## WORK INSTRUCTIONS
Return all lines that include the string "with".
=-=-=-=-=
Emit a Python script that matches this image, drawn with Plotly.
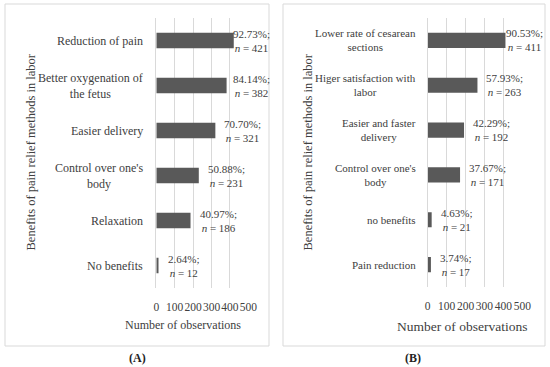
import plotly.graph_objects as go

W, H = 550, 367

# Panel A data (top to bottom)
cats_a = ["Reduction of pain", "Better oxygenation of<br>the fetus", "Easier delivery",
          "Control over one's<br>body", "Relaxation", "No benefits"]
vals_a = [421, 382, 321, 231, 186, 12]
pct_a = ["92.73%", "84.14%", "70.70%", "50.88%", "40.97%", "2.64%"]

# Panel B data (top to bottom)
cats_b = ["Lower rate of cesarean<br>sections", "Higer satisfaction with<br>labor",
          "Easier and faster<br>delivery", "Control over one's<br>body", "no benefits",
          "Pain reduction"]
vals_b = [411, 263, 192, 171, 21, 17]
pct_b = ["90.53%", "57.93%", "42.29%", "37.67%", "4.63%", "3.74%"]

x_ticks = [0, 100, 200, 300, 400, 500]

BAR = "#595959"
TXT = "#404040"
GRID = "#d9d9d9"
FONT = "Liberation Serif"

def px(x):
    return x / W

def py(y):
    return 1 - y / H

fig = go.Figure()
fig.add_trace(go.Bar(x=vals_a, y=cats_a, orientation="h", marker_color=BAR,
                     xaxis="x", yaxis="y", hoverinfo="skip"))
fig.add_trace(go.Bar(x=vals_b, y=cats_b, orientation="h", marker_color=BAR,
                     xaxis="x2", yaxis="y2", hoverinfo="skip"))

xax = dict(range=[0, 500], tickvals=x_ticks, showgrid=True, gridcolor=GRID, gridwidth=1,
           zeroline=False, showline=False, ticks="", ticklabelstandoff=10, tickangle=0,
           automargin=False,
           tickfont=dict(family=FONT, size=11.5, color=TXT), fixedrange=True)
yax = dict(range=[5.5, -0.5], showticklabels=False, showgrid=False, zeroline=False,
           showline=True, linecolor=GRID, linewidth=1, ticks="", fixedrange=True,
           automargin=False)

fig.update_layout(
    template="none",
    width=W, height=H, margin=dict(l=0, r=0, t=0, b=0, autoexpand=False),
    paper_bgcolor="white", plot_bgcolor="white", showlegend=False, bargap=0.66,
    font=dict(family=FONT, color=TXT),
    xaxis=dict(xax, domain=[px(156.3), px(248.3)], anchor="y"),
    yaxis=dict(yax, domain=[py(288), py(18)], anchor="x"),
    xaxis2=dict(xax, domain=[px(427.7), px(522.3)], anchor="y2"),
    yaxis2=dict(yax, domain=[py(287), py(18)], anchor="x2"),
)

# panel frames
for x0, x1 in [(5, 269), (283, 545)]:
    fig.add_shape(type="rect", xref="paper", yref="paper", x0=px(x0), x1=px(x1),
                  y0=py(346), y1=py(4), line=dict(color=GRID, width=1), layer="below")

ann = []
# category labels
for cats, yref, xr, fs in [(cats_a, "y", 145, 12), (cats_b, "y2", 418, 11)]:
    for c in cats:
        ann.append(dict(xref="paper", yref=yref, x=px(xr), y=c, xanchor="right",
                        yanchor="middle", align="center", text=c, showarrow=False,
                        font=dict(family=FONT, size=fs, color=TXT)))
# data labels
for cats, vals, pcts, xref, yref, cap in [(cats_a, vals_a, pct_a, "x", "y", 370),
                                          (cats_b, vals_b, pct_b, "x2", "y2", 366)]:
    for c, v, p in zip(cats, vals, pcts):
        ann.append(dict(xref=xref, yref=yref, x=min(v, cap), y=c, xanchor="left",
                        xshift=7, yanchor="middle", align="center",
                        text=f"{p};<br><i>n</i> = {v}", showarrow=False,
                        font=dict(family=FONT, size=11, color=TXT)))

def centered(x, y, text, size, color=TXT, angle=0):
    return dict(xref="paper", yref="paper", x=px(x), y=py(y), xanchor="center",
                yanchor="middle", text=text, textangle=angle, showarrow=False,
                font=dict(family=FONT, size=size, color=color))

# axis titles
ann.append(centered(182.5, 325, "Number of observations", 12))
ann.append(centered(461.5, 326, "Number of observations", 13.5))
for xx in [30, 307]:
    ann.append(centered(xx, 152.5, "Benefits of pain relief methods in labor", 12.5, angle=-90))
# panel letters
ann.append(centered(137, 358, "<b>(A)</b>", 12, "#222222"))
ann.append(centered(413, 358, "<b>(B)</b>", 12, "#222222"))

fig.update_layout(annotations=ann)
fig.write_html("out.html", config={"displayModeBar": False, "staticPlot": True},
               post_script="document.body.style.margin='0';document.body.style.overflow='hidden';")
=-=-=-=-=
## ANSWER BELOW
Emit a Python script that matches this image, drawn with Plotly.
cats_b = ["Lower rate of cesarean<br>sections", "Higer satisfaction with<br>labor",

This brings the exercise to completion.